**Written problem:** Set the lines down again exactly, first line through the line that contains "center=(0, -k /", with no pictures.

/---

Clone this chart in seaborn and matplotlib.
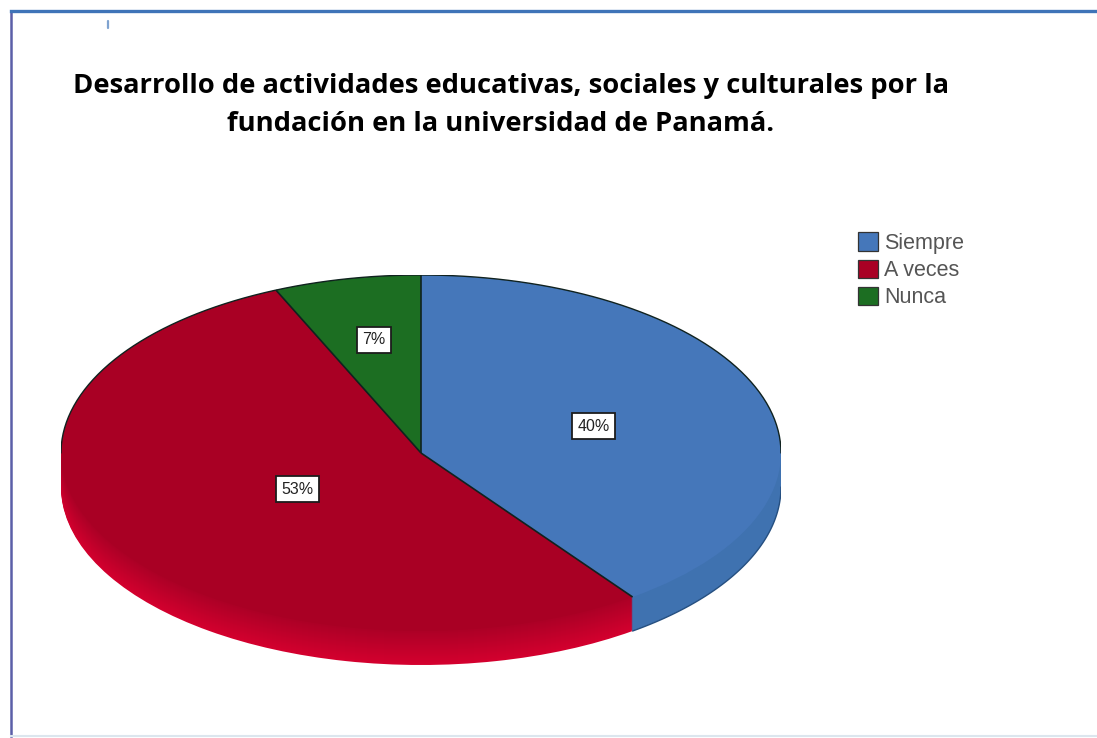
import matplotlib
matplotlib.use("Agg")
import matplotlib.pyplot as plt
from matplotlib.patches import Patch
from matplotlib.lines import Line2D
import matplotlib.colors as mc
import numpy as np
import seaborn as sns

categories = ["Siempre", "A veces", "Nunca"]
values = [40.0, 53.4, 6.6]
title_lines = ["Desarrollo de actividades educativas, sociales y culturales por la",
               "fundación en la universidad de Panamá."]

top_colors = sns.color_palette(["#4577BA", "#A90024", "#1C6E22"])
rim_near = ["#3F72B0", "#D4002E", "#1C6E22"]
rim_far = ["#3F72B0", "#AC0026", "#1A5A1E"]
label_radii = [0.50, 0.40, 0.655]

sns.set_theme(style="white")
plt.rcParams["font.family"] = ["Liberation Sans", "DejaVu Sans"]

W, H = 1097, 738
fig = plt.figure(figsize=(W / 100, H / 100), dpi=100, facecolor="white")

# outer picture frame
frame = fig.add_axes([11 / W, 2 / H, (W - 11 + 5) / W, (H - 13) / H])
frame.set(xticks=[], yticks=[], xlim=(0, W - 6), ylim=(H - 13, 0))
for name in frame.spines:
    frame.spines[name].set_visible(True)
frame.spines["right"].set_visible(False)
frame.spines["top"].set(color="#3F74B8", linewidth=2.4)
frame.spines["left"].set(color="#5B5FA8", linewidth=1.8)
frame.spines["bottom"].set(color="#DCE6EE", linewidth=1.5)
frame.add_artist(Line2D([97, 97], [10, 17], color="#7FA3D0", lw=1.6))

# pie: the axes box is the pixel box of the tilted disc (top face + rim)
rx, ry, depth = 360, 178, 34
left, right, top, bottom = 61, 781, 275, 275 + 2 * ry + depth
ax = fig.add_axes([left / W, 1 - bottom / H, (right - left) / W, (bottom - top) / H])

for k in range(depth, 0, -1):
    t = k / depth
    cols = [tuple((1 - t) * np.array(mc.to_rgb(f)) + t * np.array(mc.to_rgb(n)))
            for f, n in zip(rim_far, rim_near)]
    ax.pie(values, colors=cols, startangle=90, counterclock=False,
           center=(0, -k / ry), radius=1, wedgeprops=dict(linewidth=0))

wedges, _, autotexts = ax.pie(
    values, colors=top_colors, startangle=90, counterclock=False, radius=1,
    autopct=lambda p: f"{p:.0f}%", pctdistance=1.0,
    wedgeprops=dict(linewidth=0),
    textprops=dict(fontsize=11.5, color="#222222"))
for txt, r in zip(autotexts, label_radii):
    x, y = txt.get_position()
    txt.set_position((x * r + 0.004, y * r - 0.005))
    txt.set_bbox(dict(facecolor="white", edgecolor="#1c1c1c", linewidth=1.3, pad=4))
    txt.set_zorder(20)
for w in wedges:
    w.set_zorder(10)

# slice boundaries from the data, and the far edge of the disc
edge = "#10221f"
angles = np.pi / 2 - 2 * np.pi * np.cumsum([0] + values[:-1]) / sum(values)
for a in angles:
    ax.plot([0, np.cos(a)], [0, np.sin(a)], color=edge, lw=1.2, zorder=12,
            solid_capstyle="butt")
far = np.linspace(0, np.pi, 200)
ax.plot(np.cos(far), np.sin(far), color=edge, lw=1.0, zorder=12)
near = np.linspace(angles[1], 0, 100)
ax.plot(np.cos(near), np.sin(near) - depth / ry, color="#254F80", lw=1.0, zorder=9)

ax.set_aspect("auto")
ax.set_xlim(-1, 1)
ax.set_ylim(-1 - depth / ry, 1)
ax.patch.set_alpha(0)

# title
for line, xp, yp in zip(title_lines, [511, 501], [86, 124]):
    fig.text(xp / W, 1 - yp / H, line, ha="center", va="center",
             fontsize=19.7, fontweight="bold", color="black",
             family=["Open Sans", "DejaVu Sans"])

# legend
handles = [Patch(facecolor=c, edgecolor="#333333", linewidth=0.9) for c in top_colors]
fig.legend(handles, categories, loc="upper left",
           bbox_to_anchor=(852 / W, 1 - 226 / H), frameon=False,
           fontsize=15.5, labelcolor="#555555",
           handlelength=0.92, handleheight=0.92, handletextpad=0.28,
           labelspacing=0.26, borderpad=0.3, borderaxespad=0)

fig.savefig("out.png", dpi=100, facecolor="white")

\---

**Worked solution:**
Clone this chart in seaborn and matplotlib.
import matplotlib
matplotlib.use("Agg")
import matplotlib.pyplot as plt
from matplotlib.patches import Patch
from matplotlib.lines import Line2D
import matplotlib.colors as mc
import numpy as np
import seaborn as sns

categories = ["Siempre", "A veces", "Nunca"]
values = [40.0, 53.4, 6.6]
title_lines = ["Desarrollo de actividades educativas, sociales y culturales por la",
               "fundación en la universidad de Panamá."]

top_colors = sns.color_palette(["#4577BA", "#A90024", "#1C6E22"])
rim_near = ["#3F72B0", "#D4002E", "#1C6E22"]
rim_far = ["#3F72B0", "#AC0026", "#1A5A1E"]
label_radii = [0.50, 0.40, 0.655]

sns.set_theme(style="white")
plt.rcParams["font.family"] = ["Liberation Sans", "DejaVu Sans"]

W, H = 1097, 738
fig = plt.figure(figsize=(W / 100, H / 100), dpi=100, facecolor="white")

# outer picture frame
frame = fig.add_axes([11 / W, 2 / H, (W - 11 + 5) / W, (H - 13) / H])
frame.set(xticks=[], yticks=[], xlim=(0, W - 6), ylim=(H - 13, 0))
for name in frame.spines:
    frame.spines[name].set_visible(True)
frame.spines["right"].set_visible(False)
frame.spines["top"].set(color="#3F74B8", linewidth=2.4)
frame.spines["left"].set(color="#5B5FA8", linewidth=1.8)
frame.spines["bottom"].set(color="#DCE6EE", linewidth=1.5)
frame.add_artist(Line2D([97, 97], [10, 17], color="#7FA3D0", lw=1.6))

# pie: the axes box is the pixel box of the tilted disc (top face + rim)
rx, ry, depth = 360, 178, 34
left, right, top, bottom = 61, 781, 275, 275 + 2 * ry + depth
ax = fig.add_axes([left / W, 1 - bottom / H, (right - left) / W, (bottom - top) / H])

for k in range(depth, 0, -1):
    t = k / depth
    cols = [tuple((1 - t) * np.array(mc.to_rgb(f)) + t * np.array(mc.to_rgb(n)))
            for f, n in zip(rim_far, rim_near)]
    ax.pie(values, colors=cols, startangle=90, counterclock=False,
           center=(0, -k / ry), radius=1, wedgeprops=dict(linewidth=0))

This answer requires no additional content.